Esa foto, de la que vuelve a hablarse ahora —cuando el proyecto Telescopio del Horizonte de Sucesos ha podido captar la imagen de un agujero negro y de su entorno vertiginoso—, fue según parece un empeño personal de Sagan, que convenció a la NASA para que nos proporcionase un documento sin relevancia científica pero de extraordinaria trascendencia ética. Se trataba de poseer un testimonio gráfico de algo que el ser humano ha venido intuyendo desde hace milenios: su lugar insignificante en el cosmos, y eso ya desde la astronomía más antigua del mundo, la sumeria.

Y desde los sumerios hasta el momento presente, en el que nos inquietan los agujeros negros. Leo en el periódico de hoy que «la inmensidad supermasiva [del agujero negro descubierto] está en la galaxia Messier 87, a 55 millones de años luz de la Tierra, con un volumen de 6.200 millones de masas solares». Las distancias y las cifras nos asustan. La NASA añade: «Un monstruo. Todo lo que cruce el horizonte de sucesos se consumirá, nunca volverá a emerger debido a la inimaginable y fuerte gravedad del agujero negro».

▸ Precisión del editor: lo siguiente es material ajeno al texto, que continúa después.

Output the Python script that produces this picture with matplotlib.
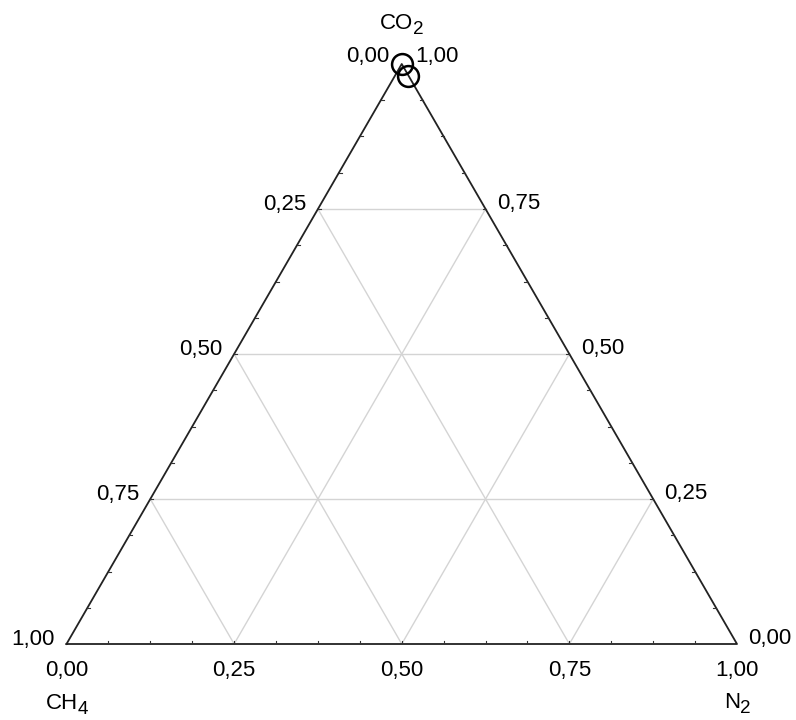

El punto azul pálido es, sí, una lección de ética. ¿Debemos llamarla acaso una «ética cósmica»? Tal vez el nombre no importe, sino el hecho de que el ser humano difícilmente sabrá aprender esa lección. El poeta Joan Brossa supo decir todo esto, y mucho más, en un breve poema de 1950 titulado «Noche»:

Más allá del espacio que percibimos brilla una multitud

innumerable de mundos semejantes al nuestro.

Todos giran y se mueven.

Treinta y siete millones de tierras. Nueve millones

quinientas mil lunas.

Pienso con espanto en distancias incalculables

y en millones de globos muertos

alrededor de soles ya apagados.

Medito sobre el orgullo.

¿Qué ocurre más allá de los astros?

 

El suelo está regado.

Una mujer da un beso a una niña.

Hoy la cena ha sido espléndida.

Se oye tocar un manubrio.

Hay un espejo colgado en la pared.

Entrad, entrad, la puerta está abierta.

Afuera pasan un pastor y un trapero.

 

Carl Sagan fue a su vez muy elocuente:

Mira ese punto. Eso es aquí. Eso es nuestro hogar. Eso somos nosotros. En él, todos los que amas, todos los que conoces, todos los que alguna vez escuchaste, cada ser humano que ha existido, vivió su vida. La suma de todas nuestras alegrías y sufrimientos, miles de religiones seguras de sí mismas, ideologías y doctrinas económicas, cada cazador y recolector, cada héroe y cobarde, cada creador y destructor de civilizaciones, cada rey y campesino, cada joven pareja enamorada, cada madre y padre, niño esperanzado, inventor y explorador, cada maestro de la moral, cada político corrupto, cada «superestrella», cada «líder supremo», cada santo y pecador en la historia de nuestra especie, vivió ahí, en una mota de polvo suspendida en un rayo de sol.

 

Sí, hay que aprender a amar ese punto azul, esa mota de polvo. Con firmeza pero también con humildad, como lo dice el poema de Brossa, para quien pensar en la inmensidad cósmica significa necesariamente meditar sobre el orgullo. Para el poeta hay una correspondencia entre todas las notas de la música de la vida.

Porque nacemos, crecemos y morimos en este mundo azul. En este pequeño, insignificante punto azul pálido.